◆ PROMPT
The required output is the block of lines from the line with "Output the web" to the line with "among domestic infections')", endpoints included and pictures omitted.

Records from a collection

——————

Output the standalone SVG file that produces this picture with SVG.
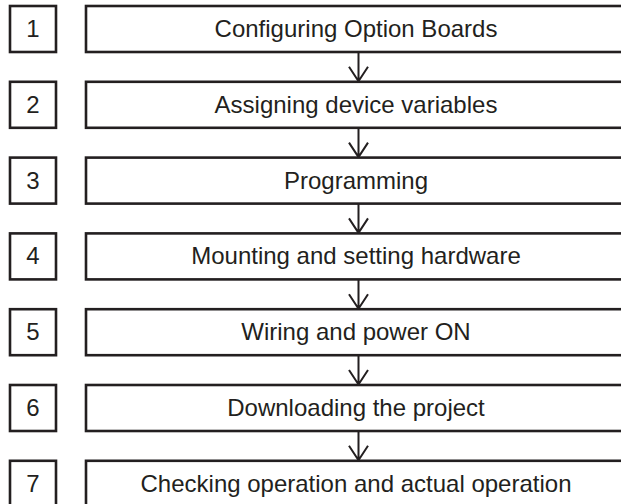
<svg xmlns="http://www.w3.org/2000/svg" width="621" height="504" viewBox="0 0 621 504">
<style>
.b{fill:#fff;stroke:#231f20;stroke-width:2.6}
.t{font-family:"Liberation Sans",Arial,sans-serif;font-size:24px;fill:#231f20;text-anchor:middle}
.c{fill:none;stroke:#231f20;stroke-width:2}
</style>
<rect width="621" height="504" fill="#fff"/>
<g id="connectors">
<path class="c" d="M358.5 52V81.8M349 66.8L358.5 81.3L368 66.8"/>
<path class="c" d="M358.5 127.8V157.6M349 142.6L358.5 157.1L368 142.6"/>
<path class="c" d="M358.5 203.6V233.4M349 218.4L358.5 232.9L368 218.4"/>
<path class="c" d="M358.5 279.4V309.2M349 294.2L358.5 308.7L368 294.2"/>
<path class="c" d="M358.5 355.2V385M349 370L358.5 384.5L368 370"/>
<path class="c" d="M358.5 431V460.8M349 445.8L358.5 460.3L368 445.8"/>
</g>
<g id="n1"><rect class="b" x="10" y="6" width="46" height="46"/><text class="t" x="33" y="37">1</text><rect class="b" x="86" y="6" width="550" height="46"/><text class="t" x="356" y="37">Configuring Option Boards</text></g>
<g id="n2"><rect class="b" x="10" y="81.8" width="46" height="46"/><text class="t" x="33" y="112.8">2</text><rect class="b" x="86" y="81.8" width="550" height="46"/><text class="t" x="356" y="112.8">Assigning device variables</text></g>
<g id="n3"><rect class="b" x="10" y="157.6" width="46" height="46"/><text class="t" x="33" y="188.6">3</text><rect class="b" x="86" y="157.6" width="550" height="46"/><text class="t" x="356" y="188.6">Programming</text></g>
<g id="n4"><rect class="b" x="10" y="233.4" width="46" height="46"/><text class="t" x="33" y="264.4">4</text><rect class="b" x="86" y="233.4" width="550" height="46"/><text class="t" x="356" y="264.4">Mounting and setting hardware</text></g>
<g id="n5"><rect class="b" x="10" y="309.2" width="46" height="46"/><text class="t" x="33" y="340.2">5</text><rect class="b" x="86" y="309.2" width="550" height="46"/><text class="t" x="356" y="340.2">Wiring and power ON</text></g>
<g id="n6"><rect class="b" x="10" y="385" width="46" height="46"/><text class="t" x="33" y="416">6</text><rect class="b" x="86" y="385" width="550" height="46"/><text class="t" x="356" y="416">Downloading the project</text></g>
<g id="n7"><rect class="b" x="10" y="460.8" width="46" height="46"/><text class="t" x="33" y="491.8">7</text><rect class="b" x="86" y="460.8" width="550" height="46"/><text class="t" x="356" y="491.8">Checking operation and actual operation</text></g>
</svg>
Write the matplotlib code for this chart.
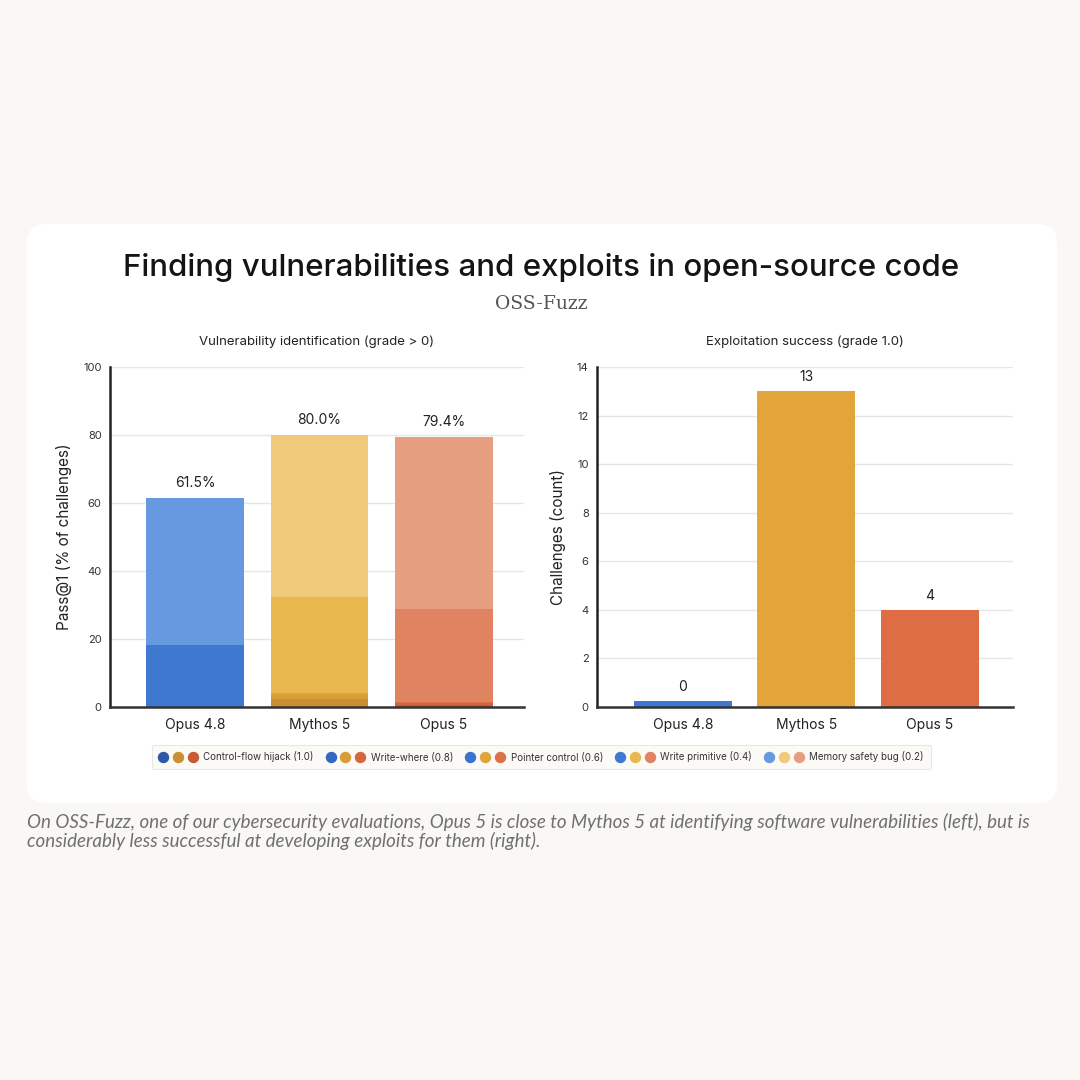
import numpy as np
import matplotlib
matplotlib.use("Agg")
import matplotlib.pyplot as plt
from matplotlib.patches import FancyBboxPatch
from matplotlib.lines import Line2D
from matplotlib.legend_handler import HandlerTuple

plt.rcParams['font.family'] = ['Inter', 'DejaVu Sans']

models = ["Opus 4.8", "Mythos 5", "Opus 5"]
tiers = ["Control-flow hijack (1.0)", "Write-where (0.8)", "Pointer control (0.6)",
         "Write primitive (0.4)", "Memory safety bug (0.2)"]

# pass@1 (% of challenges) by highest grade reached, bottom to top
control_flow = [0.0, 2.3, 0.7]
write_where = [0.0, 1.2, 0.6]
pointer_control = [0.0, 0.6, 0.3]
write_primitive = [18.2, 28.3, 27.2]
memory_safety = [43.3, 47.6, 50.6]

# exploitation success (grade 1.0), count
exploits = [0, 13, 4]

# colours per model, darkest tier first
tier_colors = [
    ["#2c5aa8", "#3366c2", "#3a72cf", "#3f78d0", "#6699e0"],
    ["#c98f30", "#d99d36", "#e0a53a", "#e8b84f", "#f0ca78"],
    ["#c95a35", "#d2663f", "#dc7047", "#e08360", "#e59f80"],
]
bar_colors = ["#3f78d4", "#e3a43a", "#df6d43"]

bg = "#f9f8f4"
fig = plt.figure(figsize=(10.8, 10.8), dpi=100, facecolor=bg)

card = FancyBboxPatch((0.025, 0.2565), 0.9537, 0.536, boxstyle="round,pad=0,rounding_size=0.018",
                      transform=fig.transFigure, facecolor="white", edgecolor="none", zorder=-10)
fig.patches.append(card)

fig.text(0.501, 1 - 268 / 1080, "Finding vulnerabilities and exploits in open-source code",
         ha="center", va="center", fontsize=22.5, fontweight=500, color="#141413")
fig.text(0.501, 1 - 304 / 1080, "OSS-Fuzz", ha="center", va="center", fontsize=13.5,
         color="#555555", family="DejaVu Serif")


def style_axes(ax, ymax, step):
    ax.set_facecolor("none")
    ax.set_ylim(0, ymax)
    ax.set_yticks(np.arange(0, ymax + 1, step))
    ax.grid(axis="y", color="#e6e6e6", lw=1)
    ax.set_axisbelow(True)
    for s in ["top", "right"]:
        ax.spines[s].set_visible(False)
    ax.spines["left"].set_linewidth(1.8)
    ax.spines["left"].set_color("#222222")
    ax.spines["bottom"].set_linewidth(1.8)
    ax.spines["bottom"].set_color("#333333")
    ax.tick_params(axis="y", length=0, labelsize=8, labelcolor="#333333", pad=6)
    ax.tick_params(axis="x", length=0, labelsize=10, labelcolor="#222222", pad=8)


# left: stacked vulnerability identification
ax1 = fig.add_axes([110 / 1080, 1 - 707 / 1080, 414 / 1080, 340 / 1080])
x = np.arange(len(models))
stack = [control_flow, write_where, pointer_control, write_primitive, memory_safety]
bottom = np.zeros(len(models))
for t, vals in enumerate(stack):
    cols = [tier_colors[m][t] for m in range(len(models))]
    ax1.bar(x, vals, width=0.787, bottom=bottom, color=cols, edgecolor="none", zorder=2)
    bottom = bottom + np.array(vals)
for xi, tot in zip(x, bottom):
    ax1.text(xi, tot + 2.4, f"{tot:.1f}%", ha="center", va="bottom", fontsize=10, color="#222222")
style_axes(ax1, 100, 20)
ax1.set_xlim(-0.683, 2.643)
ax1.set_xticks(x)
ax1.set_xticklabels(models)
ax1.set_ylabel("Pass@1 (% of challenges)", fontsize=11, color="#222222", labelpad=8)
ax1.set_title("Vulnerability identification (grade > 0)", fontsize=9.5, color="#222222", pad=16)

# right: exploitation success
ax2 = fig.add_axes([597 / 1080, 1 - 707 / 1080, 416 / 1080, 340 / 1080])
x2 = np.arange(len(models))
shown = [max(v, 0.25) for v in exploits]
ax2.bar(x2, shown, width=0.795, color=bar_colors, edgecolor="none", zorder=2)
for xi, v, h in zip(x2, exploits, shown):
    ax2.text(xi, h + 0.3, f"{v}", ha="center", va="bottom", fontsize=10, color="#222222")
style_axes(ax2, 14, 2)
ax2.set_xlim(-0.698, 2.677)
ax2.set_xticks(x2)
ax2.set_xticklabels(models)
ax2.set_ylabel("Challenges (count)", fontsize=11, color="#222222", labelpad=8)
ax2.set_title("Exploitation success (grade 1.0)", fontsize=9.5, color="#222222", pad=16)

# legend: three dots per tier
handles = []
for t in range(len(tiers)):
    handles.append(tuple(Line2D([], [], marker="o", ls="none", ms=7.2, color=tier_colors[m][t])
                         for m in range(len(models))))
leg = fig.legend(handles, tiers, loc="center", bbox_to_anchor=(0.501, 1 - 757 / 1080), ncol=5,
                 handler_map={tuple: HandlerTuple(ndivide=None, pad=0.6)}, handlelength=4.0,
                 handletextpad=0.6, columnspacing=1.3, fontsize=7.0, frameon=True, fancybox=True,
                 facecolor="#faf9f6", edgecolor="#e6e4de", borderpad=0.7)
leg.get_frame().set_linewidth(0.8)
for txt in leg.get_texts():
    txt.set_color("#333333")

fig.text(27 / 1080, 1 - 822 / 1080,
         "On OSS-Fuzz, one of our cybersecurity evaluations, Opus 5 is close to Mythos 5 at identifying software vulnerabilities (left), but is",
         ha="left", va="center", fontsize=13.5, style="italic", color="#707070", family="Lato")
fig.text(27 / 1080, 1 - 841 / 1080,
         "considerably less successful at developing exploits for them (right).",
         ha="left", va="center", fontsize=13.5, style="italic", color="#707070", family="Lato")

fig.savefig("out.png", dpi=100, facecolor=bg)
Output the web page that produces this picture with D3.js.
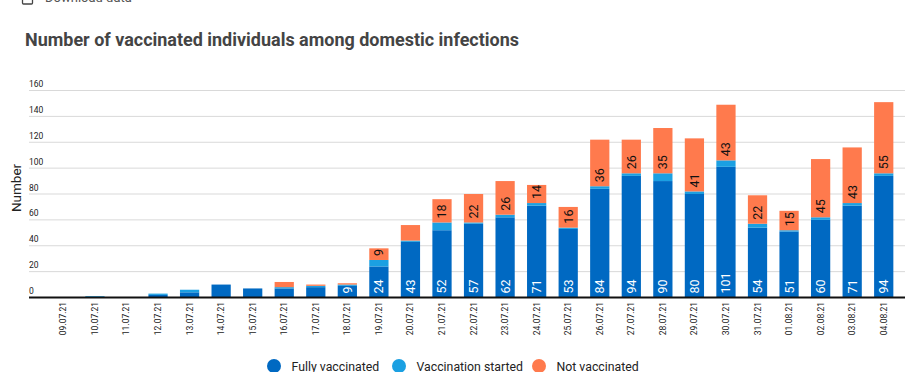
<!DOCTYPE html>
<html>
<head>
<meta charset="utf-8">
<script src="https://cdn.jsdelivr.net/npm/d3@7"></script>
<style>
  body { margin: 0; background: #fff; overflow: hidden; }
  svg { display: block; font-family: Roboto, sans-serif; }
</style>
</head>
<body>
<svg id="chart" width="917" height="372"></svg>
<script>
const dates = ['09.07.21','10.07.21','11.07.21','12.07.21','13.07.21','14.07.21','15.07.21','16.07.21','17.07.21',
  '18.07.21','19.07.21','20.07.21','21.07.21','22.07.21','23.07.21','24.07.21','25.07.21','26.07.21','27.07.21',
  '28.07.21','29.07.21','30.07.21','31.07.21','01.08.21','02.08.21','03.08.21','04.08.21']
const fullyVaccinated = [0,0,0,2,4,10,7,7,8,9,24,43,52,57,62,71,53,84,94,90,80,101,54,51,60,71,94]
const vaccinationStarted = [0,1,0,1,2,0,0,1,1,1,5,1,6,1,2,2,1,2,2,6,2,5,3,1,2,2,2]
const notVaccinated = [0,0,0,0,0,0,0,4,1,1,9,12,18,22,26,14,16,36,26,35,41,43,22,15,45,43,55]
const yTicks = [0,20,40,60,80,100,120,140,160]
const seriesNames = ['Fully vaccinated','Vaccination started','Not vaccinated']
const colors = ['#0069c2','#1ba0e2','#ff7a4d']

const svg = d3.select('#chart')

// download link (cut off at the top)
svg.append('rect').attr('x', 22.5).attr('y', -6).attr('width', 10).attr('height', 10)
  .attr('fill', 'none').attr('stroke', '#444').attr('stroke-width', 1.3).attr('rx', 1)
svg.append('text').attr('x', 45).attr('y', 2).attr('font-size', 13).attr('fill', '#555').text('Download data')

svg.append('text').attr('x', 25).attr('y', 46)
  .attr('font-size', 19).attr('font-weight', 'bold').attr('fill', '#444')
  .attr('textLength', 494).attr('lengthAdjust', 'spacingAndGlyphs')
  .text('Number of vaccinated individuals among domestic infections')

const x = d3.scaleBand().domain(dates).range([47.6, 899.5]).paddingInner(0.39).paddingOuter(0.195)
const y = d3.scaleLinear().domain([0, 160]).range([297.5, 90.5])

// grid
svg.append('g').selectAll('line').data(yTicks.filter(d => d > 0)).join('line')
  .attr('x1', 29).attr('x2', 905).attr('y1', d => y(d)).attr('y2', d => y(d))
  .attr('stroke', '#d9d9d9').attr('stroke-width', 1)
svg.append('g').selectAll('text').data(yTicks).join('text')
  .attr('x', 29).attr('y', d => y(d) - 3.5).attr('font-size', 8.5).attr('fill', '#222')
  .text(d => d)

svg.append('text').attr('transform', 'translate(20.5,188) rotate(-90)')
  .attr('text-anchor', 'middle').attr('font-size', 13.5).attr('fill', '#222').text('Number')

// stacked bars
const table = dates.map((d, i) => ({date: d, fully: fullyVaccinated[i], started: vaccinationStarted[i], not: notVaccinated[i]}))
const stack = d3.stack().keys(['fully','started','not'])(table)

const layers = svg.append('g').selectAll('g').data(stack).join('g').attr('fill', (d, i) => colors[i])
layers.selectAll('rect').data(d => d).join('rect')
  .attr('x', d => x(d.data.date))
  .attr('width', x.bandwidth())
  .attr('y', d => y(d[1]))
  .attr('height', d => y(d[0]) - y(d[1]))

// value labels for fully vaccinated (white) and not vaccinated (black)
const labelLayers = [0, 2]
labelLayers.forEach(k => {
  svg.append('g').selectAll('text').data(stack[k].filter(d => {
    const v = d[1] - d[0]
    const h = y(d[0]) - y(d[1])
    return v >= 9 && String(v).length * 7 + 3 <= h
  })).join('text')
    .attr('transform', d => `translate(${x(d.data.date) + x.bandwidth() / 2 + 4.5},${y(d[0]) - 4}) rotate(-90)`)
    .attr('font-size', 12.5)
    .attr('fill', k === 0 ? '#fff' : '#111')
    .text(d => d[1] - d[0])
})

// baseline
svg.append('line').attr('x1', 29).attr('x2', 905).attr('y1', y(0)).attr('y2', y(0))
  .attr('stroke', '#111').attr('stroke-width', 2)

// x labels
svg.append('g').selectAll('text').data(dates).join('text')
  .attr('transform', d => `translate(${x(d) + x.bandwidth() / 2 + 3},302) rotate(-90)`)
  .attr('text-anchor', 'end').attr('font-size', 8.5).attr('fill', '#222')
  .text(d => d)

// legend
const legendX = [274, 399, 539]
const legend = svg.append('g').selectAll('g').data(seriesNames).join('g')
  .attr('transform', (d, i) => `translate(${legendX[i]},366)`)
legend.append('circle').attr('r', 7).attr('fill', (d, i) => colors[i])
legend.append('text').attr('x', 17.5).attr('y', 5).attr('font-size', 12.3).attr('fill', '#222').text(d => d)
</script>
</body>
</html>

——————

◆ REPLY TO THE EXERCISE
Output the web page that produces this picture with D3.js.
<!DOCTYPE html>
<html>
<head>
<meta charset="utf-8">
<script src="https://cdn.jsdelivr.net/npm/d3@7"></script>
<style>
  body { margin: 0; background: #fff; overflow: hidden; }
  svg { display: block; font-family: Roboto, sans-serif; }
</style>
</head>
<body>
<svg id="chart" width="917" height="372"></svg>
<script>
const dates = ['09.07.21','10.07.21','11.07.21','12.07.21','13.07.21','14.07.21','15.07.21','16.07.21','17.07.21',
  '18.07.21','19.07.21','20.07.21','21.07.21','22.07.21','23.07.21','24.07.21','25.07.21','26.07.21','27.07.21',
  '28.07.21','29.07.21','30.07.21','31.07.21','01.08.21','02.08.21','03.08.21','04.08.21']
const fullyVaccinated = [0,0,0,2,4,10,7,7,8,9,24,43,52,57,62,71,53,84,94,90,80,101,54,51,60,71,94]
const vaccinationStarted = [0,1,0,1,2,0,0,1,1,1,5,1,6,1,2,2,1,2,2,6,2,5,3,1,2,2,2]
const notVaccinated = [0,0,0,0,0,0,0,4,1,1,9,12,18,22,26,14,16,36,26,35,41,43,22,15,45,43,55]
const yTicks = [0,20,40,60,80,100,120,140,160]
const seriesNames = ['Fully vaccinated','Vaccination started','Not vaccinated']
const colors = ['#0069c2','#1ba0e2','#ff7a4d']

const svg = d3.select('#chart')

// download link (cut off at the top)
svg.append('rect').attr('x', 22.5).attr('y', -6).attr('width', 10).attr('height', 10)
  .attr('fill', 'none').attr('stroke', '#444').attr('stroke-width', 1.3).attr('rx', 1)
svg.append('text').attr('x', 45).attr('y', 2).attr('font-size', 13).attr('fill', '#555').text('Download data')

svg.append('text').attr('x', 25).attr('y', 46)
  .attr('font-size', 19).attr('font-weight', 'bold').attr('fill', '#444')
  .attr('textLength', 494).attr('lengthAdjust', 'spacingAndGlyphs')
  .text('Number of vaccinated individuals among domestic infections')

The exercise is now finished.